Source material:

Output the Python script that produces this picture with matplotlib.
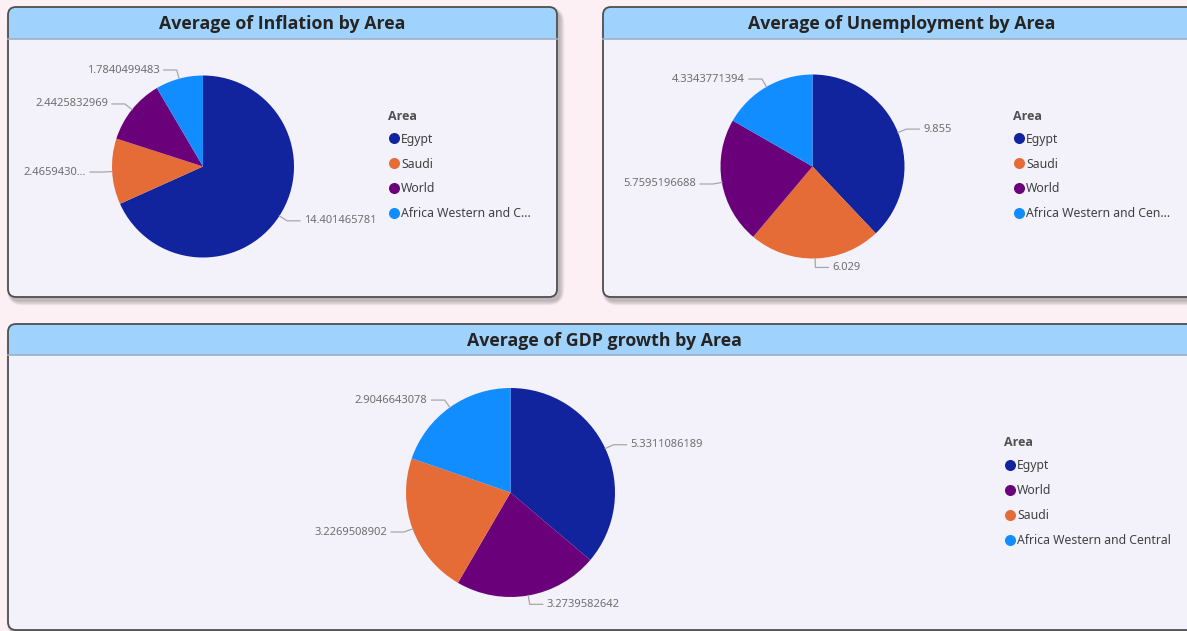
import matplotlib.pyplot as plt
import numpy as np
from matplotlib.patches import FancyBboxPatch, Rectangle

plt.rcParams['font.family'] = ['Noto Sans', 'DejaVu Sans']

#=========================================#
# data

areas_top = ['Egypt', 'Saudi', 'World', 'Africa Western and Central']
inflation = [14.401465781, 2.4659430, 2.4425832969, 1.7840499483]
inflation_labels = ['14.401465781', '2.4659430...', '2.4425832969', '1.7840499483']
inflation_legend = ['Egypt', 'Saudi', 'World', 'Africa Western and C...']

unemployment = [9.855, 6.029, 5.7595196688, 4.3343771394]
unemployment_labels = ['9.855', '6.029', '5.7595196688', '4.3343771394']
unemployment_legend = ['Egypt', 'Saudi', 'World', 'Africa Western and Cen...']

areas_gdp = ['Egypt', 'World', 'Saudi', 'Africa Western and Central']
gdp_growth = [5.3311086189, 3.2739582642, 3.2269508902, 2.9046643078]
gdp_labels = ['5.3311086189', '3.2739582642', '3.2269508902', '2.9046643078']
gdp_legend = ['Egypt', 'World', 'Saudi', 'Africa Western and Central']

colors = {'Egypt': '#12239E', 'Saudi': '#E66C37', 'World': '#6B007B',
          'Africa Western and Central': '#118DFF'}

#=========================================#
W, H = 1187, 631
PAGE = '#FCF0F5'
BODY = '#F3F1FA'
HEADER = '#A0D2FE'
BOLD = ['Open Sans', 'DejaVu Sans']

fig = plt.figure(figsize=(W / 100, H / 100), dpi=100, facecolor=PAGE)
canvas = fig.add_axes([0, 0, 1, 1])
canvas.set_xlim(0, W)
canvas.set_ylim(H, 0)
canvas.axis('off')


def panel(x0, y0, x1, y1, title, hdr):
    # soft shadow bottom-right
    for i in range(10):
        sh = FancyBboxPatch((x0 + 3 - i * 0.5, y0 + 4 - i * 0.5), x1 - x0 + i, y1 - y0 + i,
                            boxstyle='round,pad=0,rounding_size=%d' % (8 + i),
                            fc='#5a5a5a', ec='none', alpha=0.045)
        canvas.add_patch(sh)
    body = FancyBboxPatch((x0, y0), x1 - x0, y1 - y0, boxstyle='round,pad=0,rounding_size=8',
                          fc=BODY, ec='none')
    canvas.add_patch(body)
    head = Rectangle((x0, y0), x1 - x0, hdr, fc=HEADER, ec='none')
    canvas.add_patch(head)
    head.set_clip_path(body)
    canvas.plot([x0, x1], [y0 + hdr, y0 + hdr], color='#9fb0c4', lw=1.2)
    edge = FancyBboxPatch((x0, y0), x1 - x0, y1 - y0, boxstyle='round,pad=0,rounding_size=8',
                          fc='none', ec='#4f4f4f', lw=1.3)
    canvas.add_patch(edge)
    canvas.text((x0 + x1) / 2, y0 + hdr / 2 + 1, title, ha='center', va='center',
                fontsize=12.8, fontweight='bold', family=BOLD, color='#252423')


def legend(x, y, gap, names, texts):
    canvas.text(x, y, 'Area', ha='left', va='center', fontsize=9, fontweight='bold',
                family=BOLD, color='#505050')
    for i, (n, t) in enumerate(zip(names, texts)):
        yy = y + gap * (i + 1) - 1.5
        canvas.scatter([x + 6], [yy - 1], s=48, color=colors[n], zorder=3)
        canvas.text(x + 13, yy, t, ha='left', va='center', fontsize=8.8, color='#404040')


def pie_chart(cx, cy, r, values, names, labels):
    ax = fig.add_axes([(cx - 1.25 * r) / W, (H - cy - 1.25 * r) / H, 2.5 * r / W, 2.5 * r / H])
    wedges, _ = ax.pie(values, colors=[colors[n] for n in names], startangle=90,
                       counterclock=False, wedgeprops=dict(linewidth=0))
    for w, lab in zip(wedges, labels):
        th = np.deg2rad((w.theta1 + w.theta2) / 2)
        c, s = np.cos(th), np.sin(th)
        e = 1 + 9.0 / r
        side = 1 if c >= 0 else -1
        x1, y1 = e * c, e * s
        x2 = x1 + side * 13.0 / r
        ax.plot([c, x1, x2], [s, y1, y1], color='#a8a8a8', lw=0.9, clip_on=False)
        ax.text(x2 + side * 4.0 / r, y1, lab, ha='left' if side > 0 else 'right', va='center',
                fontsize=8, color='#6f6f6f', clip_on=False)


#=========================================#
panel(8, 7, 557, 297, 'Average of Inflation by Area', 32)
panel(603, 7, 1200, 297, 'Average of Unemployment by Area', 32)
panel(8, 324, 1200, 630, 'Average of GDP growth by Area', 31)

pie_chart(203, 166.5, 91, inflation, areas_top, inflation_labels)
pie_chart(812.5, 166.5, 92, unemployment, areas_top, unemployment_labels)
pie_chart(510.5, 492.5, 104.5, gdp_growth, areas_gdp, gdp_labels)

legend(388, 116, 24.8, areas_top, inflation_legend)
legend(1013, 116, 24.8, areas_top, unemployment_legend)
legend(1004, 442, 25, areas_gdp, gdp_legend)

plt.savefig('out.png', dpi=100, facecolor=PAGE)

Aim of the task:
Output exactly the span of lines from the top of the listing through the line holding "plt.rcParams['font.family'] = ['Noto", and leave every picture out.

Answer to the problem:
Output the Python script that produces this picture with matplotlib.
import matplotlib.pyplot as plt
import numpy as np
from matplotlib.patches import FancyBboxPatch, Rectangle

plt.rcParams['font.family'] = ['Noto Sans', 'DejaVu Sans']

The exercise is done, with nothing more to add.